■ **EXTRACTED MATERIAL**:

##########

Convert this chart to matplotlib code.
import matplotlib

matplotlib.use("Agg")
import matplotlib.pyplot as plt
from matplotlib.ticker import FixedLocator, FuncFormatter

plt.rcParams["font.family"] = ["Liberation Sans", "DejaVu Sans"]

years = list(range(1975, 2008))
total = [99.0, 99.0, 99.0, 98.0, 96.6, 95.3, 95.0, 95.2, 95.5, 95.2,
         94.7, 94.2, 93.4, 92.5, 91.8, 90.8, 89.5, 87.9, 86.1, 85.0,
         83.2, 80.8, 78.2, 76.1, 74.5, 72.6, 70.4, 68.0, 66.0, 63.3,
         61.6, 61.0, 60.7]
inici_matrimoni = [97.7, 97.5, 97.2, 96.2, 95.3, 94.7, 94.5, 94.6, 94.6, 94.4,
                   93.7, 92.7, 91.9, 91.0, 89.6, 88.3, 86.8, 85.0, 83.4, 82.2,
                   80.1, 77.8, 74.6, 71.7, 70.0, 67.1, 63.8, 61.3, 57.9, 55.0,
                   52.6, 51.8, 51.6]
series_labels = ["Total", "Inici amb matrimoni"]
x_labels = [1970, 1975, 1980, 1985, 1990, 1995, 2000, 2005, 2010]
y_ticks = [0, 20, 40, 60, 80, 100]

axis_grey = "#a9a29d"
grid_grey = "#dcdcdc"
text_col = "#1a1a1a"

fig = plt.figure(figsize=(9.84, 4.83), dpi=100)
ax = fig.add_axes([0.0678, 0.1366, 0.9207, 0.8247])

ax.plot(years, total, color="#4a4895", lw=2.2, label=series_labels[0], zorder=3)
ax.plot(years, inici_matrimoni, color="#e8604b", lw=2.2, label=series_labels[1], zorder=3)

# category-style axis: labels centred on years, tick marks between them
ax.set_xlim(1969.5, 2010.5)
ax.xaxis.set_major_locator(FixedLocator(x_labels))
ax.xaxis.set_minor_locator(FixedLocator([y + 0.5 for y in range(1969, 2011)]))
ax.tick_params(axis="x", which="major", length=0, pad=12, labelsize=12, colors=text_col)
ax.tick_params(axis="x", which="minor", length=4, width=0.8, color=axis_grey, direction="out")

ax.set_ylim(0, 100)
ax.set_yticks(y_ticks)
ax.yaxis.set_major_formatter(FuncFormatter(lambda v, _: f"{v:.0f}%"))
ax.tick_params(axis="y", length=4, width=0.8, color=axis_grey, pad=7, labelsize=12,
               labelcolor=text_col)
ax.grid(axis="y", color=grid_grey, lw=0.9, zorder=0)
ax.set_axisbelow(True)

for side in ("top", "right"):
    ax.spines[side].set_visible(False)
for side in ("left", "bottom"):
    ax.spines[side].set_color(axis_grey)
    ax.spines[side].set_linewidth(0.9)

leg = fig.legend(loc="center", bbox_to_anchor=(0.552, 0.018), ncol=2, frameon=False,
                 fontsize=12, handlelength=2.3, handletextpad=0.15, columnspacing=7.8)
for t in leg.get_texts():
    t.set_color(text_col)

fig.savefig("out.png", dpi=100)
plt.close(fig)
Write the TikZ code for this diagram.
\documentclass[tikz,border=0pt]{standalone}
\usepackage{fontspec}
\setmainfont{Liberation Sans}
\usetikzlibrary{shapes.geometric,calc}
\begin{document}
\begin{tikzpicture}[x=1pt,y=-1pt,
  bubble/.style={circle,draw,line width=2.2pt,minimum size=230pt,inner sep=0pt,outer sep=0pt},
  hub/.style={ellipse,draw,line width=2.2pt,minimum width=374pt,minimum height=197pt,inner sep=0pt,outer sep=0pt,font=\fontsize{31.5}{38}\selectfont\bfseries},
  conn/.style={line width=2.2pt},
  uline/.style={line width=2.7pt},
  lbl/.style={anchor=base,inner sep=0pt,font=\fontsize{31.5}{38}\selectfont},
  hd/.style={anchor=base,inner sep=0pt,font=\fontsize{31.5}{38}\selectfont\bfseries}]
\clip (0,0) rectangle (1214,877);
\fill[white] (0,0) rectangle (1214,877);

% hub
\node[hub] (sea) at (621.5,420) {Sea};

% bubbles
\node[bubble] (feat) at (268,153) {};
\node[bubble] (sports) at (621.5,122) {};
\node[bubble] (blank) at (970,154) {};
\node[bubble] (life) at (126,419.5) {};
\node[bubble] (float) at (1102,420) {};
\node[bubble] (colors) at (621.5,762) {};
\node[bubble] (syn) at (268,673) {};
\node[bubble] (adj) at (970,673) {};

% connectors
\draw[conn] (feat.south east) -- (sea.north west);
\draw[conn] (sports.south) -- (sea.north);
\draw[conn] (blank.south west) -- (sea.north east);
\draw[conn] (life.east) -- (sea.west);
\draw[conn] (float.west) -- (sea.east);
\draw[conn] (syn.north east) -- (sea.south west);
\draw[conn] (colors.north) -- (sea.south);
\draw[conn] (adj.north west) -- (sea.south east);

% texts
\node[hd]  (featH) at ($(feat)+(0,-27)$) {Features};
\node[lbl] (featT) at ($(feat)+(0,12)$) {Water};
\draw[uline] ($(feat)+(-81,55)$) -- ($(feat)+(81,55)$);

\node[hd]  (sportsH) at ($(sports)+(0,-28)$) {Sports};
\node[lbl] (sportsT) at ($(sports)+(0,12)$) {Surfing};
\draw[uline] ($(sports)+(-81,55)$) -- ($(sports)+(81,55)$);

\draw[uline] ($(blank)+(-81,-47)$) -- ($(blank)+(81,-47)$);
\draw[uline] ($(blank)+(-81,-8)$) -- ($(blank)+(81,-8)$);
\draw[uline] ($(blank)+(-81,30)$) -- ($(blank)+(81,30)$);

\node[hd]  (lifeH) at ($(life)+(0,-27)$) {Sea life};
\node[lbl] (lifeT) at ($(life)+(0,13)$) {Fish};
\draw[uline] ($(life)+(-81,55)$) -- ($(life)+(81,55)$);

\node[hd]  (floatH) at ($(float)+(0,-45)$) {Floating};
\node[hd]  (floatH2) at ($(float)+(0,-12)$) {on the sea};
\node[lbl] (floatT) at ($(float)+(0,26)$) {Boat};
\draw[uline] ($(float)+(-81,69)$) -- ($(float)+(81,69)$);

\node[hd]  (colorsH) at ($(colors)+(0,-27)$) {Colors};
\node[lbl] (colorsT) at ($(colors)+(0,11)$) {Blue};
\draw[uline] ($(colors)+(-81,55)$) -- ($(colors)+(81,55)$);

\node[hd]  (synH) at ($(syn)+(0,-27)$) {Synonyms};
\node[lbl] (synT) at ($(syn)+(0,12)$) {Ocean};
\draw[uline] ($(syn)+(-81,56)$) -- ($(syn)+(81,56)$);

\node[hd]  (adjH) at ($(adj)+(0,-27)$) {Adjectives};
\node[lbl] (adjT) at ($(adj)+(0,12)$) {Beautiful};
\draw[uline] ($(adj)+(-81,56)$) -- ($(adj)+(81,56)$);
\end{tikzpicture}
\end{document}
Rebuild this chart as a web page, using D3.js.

##########

■ **EXERCISE OBJECTIVE**: Quote exactly the opening line of the material above and every line after it, up to and including the line that contains "ax.spines[side].set_linewidth(0.9)".

■ **ANSWER TO THE EXERCISE**:
Convert this chart to matplotlib code.
import matplotlib

matplotlib.use("Agg")
import matplotlib.pyplot as plt
from matplotlib.ticker import FixedLocator, FuncFormatter

plt.rcParams["font.family"] = ["Liberation Sans", "DejaVu Sans"]

years = list(range(1975, 2008))
total = [99.0, 99.0, 99.0, 98.0, 96.6, 95.3, 95.0, 95.2, 95.5, 95.2,
         94.7, 94.2, 93.4, 92.5, 91.8, 90.8, 89.5, 87.9, 86.1, 85.0,
         83.2, 80.8, 78.2, 76.1, 74.5, 72.6, 70.4, 68.0, 66.0, 63.3,
         61.6, 61.0, 60.7]
inici_matrimoni = [97.7, 97.5, 97.2, 96.2, 95.3, 94.7, 94.5, 94.6, 94.6, 94.4,
                   93.7, 92.7, 91.9, 91.0, 89.6, 88.3, 86.8, 85.0, 83.4, 82.2,
                   80.1, 77.8, 74.6, 71.7, 70.0, 67.1, 63.8, 61.3, 57.9, 55.0,
                   52.6, 51.8, 51.6]
series_labels = ["Total", "Inici amb matrimoni"]
x_labels = [1970, 1975, 1980, 1985, 1990, 1995, 2000, 2005, 2010]
y_ticks = [0, 20, 40, 60, 80, 100]

axis_grey = "#a9a29d"
grid_grey = "#dcdcdc"
text_col = "#1a1a1a"

fig = plt.figure(figsize=(9.84, 4.83), dpi=100)
ax = fig.add_axes([0.0678, 0.1366, 0.9207, 0.8247])

ax.plot(years, total, color="#4a4895", lw=2.2, label=series_labels[0], zorder=3)
ax.plot(years, inici_matrimoni, color="#e8604b", lw=2.2, label=series_labels[1], zorder=3)

# category-style axis: labels centred on years, tick marks between them
ax.set_xlim(1969.5, 2010.5)
ax.xaxis.set_major_locator(FixedLocator(x_labels))
ax.xaxis.set_minor_locator(FixedLocator([y + 0.5 for y in range(1969, 2011)]))
ax.tick_params(axis="x", which="major", length=0, pad=12, labelsize=12, colors=text_col)
ax.tick_params(axis="x", which="minor", length=4, width=0.8, color=axis_grey, direction="out")

ax.set_ylim(0, 100)
ax.set_yticks(y_ticks)
ax.yaxis.set_major_formatter(FuncFormatter(lambda v, _: f"{v:.0f}%"))
ax.tick_params(axis="y", length=4, width=0.8, color=axis_grey, pad=7, labelsize=12,
               labelcolor=text_col)
ax.grid(axis="y", color=grid_grey, lw=0.9, zorder=0)
ax.set_axisbelow(True)

for side in ("top", "right"):
    ax.spines[side].set_visible(False)
for side in ("left", "bottom"):
    ax.spines[side].set_color(axis_grey)
    ax.spines[side].set_linewidth(0.9)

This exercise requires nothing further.